#### Stored data

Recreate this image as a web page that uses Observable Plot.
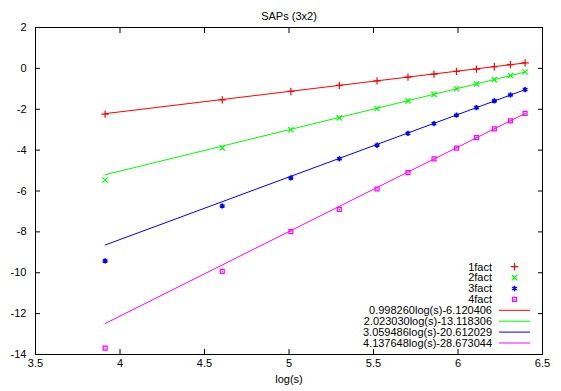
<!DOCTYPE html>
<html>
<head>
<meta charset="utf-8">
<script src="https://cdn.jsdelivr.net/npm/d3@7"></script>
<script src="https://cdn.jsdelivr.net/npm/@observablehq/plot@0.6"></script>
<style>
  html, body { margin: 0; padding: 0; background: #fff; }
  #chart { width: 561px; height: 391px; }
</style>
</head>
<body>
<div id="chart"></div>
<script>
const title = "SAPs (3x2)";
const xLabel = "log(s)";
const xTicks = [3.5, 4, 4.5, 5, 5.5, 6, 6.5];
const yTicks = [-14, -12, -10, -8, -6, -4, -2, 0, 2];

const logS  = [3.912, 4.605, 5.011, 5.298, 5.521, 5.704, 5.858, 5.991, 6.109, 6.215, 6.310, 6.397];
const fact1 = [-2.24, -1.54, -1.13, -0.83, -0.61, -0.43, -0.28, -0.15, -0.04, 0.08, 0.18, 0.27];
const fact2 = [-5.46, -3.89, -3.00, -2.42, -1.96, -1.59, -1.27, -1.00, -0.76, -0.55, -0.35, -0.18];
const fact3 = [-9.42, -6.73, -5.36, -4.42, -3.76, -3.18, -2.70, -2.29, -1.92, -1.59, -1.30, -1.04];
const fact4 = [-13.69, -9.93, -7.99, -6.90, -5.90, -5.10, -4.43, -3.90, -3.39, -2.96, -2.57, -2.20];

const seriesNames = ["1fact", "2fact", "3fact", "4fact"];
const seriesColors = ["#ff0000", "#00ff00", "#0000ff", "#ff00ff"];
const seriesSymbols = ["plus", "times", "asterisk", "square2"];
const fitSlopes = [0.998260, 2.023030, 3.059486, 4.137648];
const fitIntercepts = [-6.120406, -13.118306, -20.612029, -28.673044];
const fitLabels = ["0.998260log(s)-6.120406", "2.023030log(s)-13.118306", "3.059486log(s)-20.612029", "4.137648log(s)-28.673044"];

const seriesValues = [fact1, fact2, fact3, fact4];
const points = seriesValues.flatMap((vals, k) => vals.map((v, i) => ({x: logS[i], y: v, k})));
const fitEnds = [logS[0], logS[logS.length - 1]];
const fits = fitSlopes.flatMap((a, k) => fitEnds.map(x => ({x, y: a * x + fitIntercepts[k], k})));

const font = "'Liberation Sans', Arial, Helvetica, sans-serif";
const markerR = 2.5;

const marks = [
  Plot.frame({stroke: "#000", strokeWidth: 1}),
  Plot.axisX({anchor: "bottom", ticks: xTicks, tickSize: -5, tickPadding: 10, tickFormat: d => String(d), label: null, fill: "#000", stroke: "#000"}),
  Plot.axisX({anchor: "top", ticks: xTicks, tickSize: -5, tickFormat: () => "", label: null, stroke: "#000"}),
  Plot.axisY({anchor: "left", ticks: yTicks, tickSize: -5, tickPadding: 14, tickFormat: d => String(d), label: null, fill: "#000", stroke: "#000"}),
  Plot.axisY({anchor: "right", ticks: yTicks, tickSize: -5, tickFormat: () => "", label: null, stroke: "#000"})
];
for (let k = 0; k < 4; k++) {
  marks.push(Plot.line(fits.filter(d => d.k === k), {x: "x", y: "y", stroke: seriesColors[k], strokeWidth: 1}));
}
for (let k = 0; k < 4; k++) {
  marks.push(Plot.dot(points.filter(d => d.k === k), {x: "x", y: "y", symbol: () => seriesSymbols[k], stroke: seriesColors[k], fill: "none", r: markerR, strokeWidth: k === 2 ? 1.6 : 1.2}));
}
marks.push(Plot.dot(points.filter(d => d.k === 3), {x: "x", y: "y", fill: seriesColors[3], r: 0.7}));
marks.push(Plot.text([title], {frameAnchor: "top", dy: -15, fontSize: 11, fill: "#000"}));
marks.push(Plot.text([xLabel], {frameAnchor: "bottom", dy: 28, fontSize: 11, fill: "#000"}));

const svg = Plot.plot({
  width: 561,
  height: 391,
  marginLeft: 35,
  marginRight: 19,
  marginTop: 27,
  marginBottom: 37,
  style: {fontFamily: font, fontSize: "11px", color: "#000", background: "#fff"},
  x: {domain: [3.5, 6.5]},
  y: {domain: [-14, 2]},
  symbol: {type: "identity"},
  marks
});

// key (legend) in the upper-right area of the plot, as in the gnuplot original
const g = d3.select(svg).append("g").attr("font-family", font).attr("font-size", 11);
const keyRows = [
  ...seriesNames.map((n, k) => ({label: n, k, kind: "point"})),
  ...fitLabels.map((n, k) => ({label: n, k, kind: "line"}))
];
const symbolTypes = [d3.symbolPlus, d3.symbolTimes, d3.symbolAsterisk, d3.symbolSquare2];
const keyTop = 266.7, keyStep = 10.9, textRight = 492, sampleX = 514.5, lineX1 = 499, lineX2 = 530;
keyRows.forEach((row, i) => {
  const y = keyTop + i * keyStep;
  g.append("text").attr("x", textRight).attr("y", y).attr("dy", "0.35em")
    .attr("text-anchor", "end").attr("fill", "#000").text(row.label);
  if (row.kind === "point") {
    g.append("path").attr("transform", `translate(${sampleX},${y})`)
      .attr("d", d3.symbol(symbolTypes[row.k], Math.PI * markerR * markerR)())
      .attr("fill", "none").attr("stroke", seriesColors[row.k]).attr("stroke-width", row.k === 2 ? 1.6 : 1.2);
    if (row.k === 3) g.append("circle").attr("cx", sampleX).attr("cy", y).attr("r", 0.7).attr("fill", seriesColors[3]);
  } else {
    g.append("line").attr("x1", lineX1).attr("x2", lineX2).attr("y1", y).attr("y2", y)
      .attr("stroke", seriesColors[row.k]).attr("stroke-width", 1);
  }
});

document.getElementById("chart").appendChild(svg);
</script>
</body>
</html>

########

### Directive:
Leave out the pictures and restate, word for word, the lines from the top of the data through the line containing "-2.96, -2.57, -2.20];", both included.

### Task answer:
Recreate this image as a web page that uses Observable Plot.
<!DOCTYPE html>
<html>
<head>
<meta charset="utf-8">
<script src="https://cdn.jsdelivr.net/npm/d3@7"></script>
<script src="https://cdn.jsdelivr.net/npm/@observablehq/plot@0.6"></script>
<style>
  html, body { margin: 0; padding: 0; background: #fff; }
  #chart { width: 561px; height: 391px; }
</style>
</head>
<body>
<div id="chart"></div>
<script>
const title = "SAPs (3x2)";
const xLabel = "log(s)";
const xTicks = [3.5, 4, 4.5, 5, 5.5, 6, 6.5];
const yTicks = [-14, -12, -10, -8, -6, -4, -2, 0, 2];

const logS  = [3.912, 4.605, 5.011, 5.298, 5.521, 5.704, 5.858, 5.991, 6.109, 6.215, 6.310, 6.397];
const fact1 = [-2.24, -1.54, -1.13, -0.83, -0.61, -0.43, -0.28, -0.15, -0.04, 0.08, 0.18, 0.27];
const fact2 = [-5.46, -3.89, -3.00, -2.42, -1.96, -1.59, -1.27, -1.00, -0.76, -0.55, -0.35, -0.18];
const fact3 = [-9.42, -6.73, -5.36, -4.42, -3.76, -3.18, -2.70, -2.29, -1.92, -1.59, -1.30, -1.04];
const fact4 = [-13.69, -9.93, -7.99, -6.90, -5.90, -5.10, -4.43, -3.90, -3.39, -2.96, -2.57, -2.20];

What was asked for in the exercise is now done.